Cet appétit pour la découverte se retrouve également dans vos collaborations très éclectiques avec des artistes issus d’univers au départ très éloignés du vôtre…

J’aime m’ouvrir à d’autres formes de création… Les chaussons musicaux, ce n’est vraiment pas mon truc. J’ai travaillé avec Youssou N’Dour, Francis Cabrel, les Fabulous Trobadors, Nolwenn Leroy, Angelo Branduardi, Murray Head, Franck Darcel du groupe Marquis de Sade… Mon plus grand regret est de ne pas avoir pu collaborer avec Kate Bush. Cela a failli se faire à sa demande dans les années 80 et, à cause d’une sombre histoire impliquant des producteurs, cela n’a pas eu lieu.

La musique celtique semble moins mise en avant qu’il y a quelques années. On vous entend moins parler, Yann Tiersen est revenu à une forme de confidentialité… Comment expliquez-vous cela ?

Tout est une question de cycles. Il suffit souvent d’un rien pour que la machine se remette en marche, d’une chanson qui emporte tout le monde, d’une mélodie qui crée le consensus. Mais on ne peut pas nier l’influence des médias. Dans les années 90, par exemple, j’ai été beaucoup aidé par TF1 qui a diffusé de nombreux spots promo pour mon album « Again ». Cela a évidemment contribué au renouveau de la musique celtique en général. Quand j’ai fait un duo avec Nolwenn Leroy ou que j’ai été diffusé dans l’émission « Taratata », le phénomène a aussi repris son essor. Il faut accepter ces cycles. Parfois les planètes s’alignent, parfois moins, et quand ça revient, après un manque, c’est une bouffée d’air frais qui permet de toucher un nouveau public.

Vous êtes également connu pour votre combat pour l’autonomie de la Bretagne. À une époque marquée par la montée des nationalismes, n’est-il pas dangereux de continuer à creuser ce sillon ?

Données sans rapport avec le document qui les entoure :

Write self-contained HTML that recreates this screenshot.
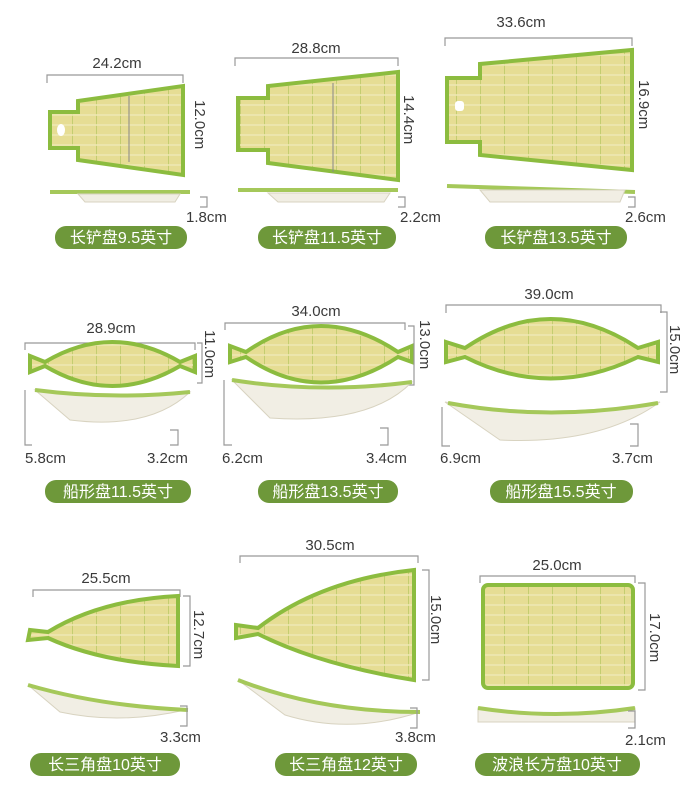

Absolument pas. Chacun sait combien je suis loin de ces extrêmes. Pour moi, l’autonomie c’est sauver une langue, une culture, des traditions, tout en mettant la fraternité humaine au premier plan. Je soutiens d’autant plus l’autonomie bretonne, sans séparatisme qui n’est vraiment pas une obligation, tant son identité est en train de mourir. J’ai toujours été adepte du frottement permanent des courants et des sensibilités. Et l’humanité, tout comme la pensée humaine, ne peut s’enrichir qu’en étant confrontée à la différence. Si les cultures disparaissent, l’humanité sera fragilisée car le faux universalisme ne marche jamais.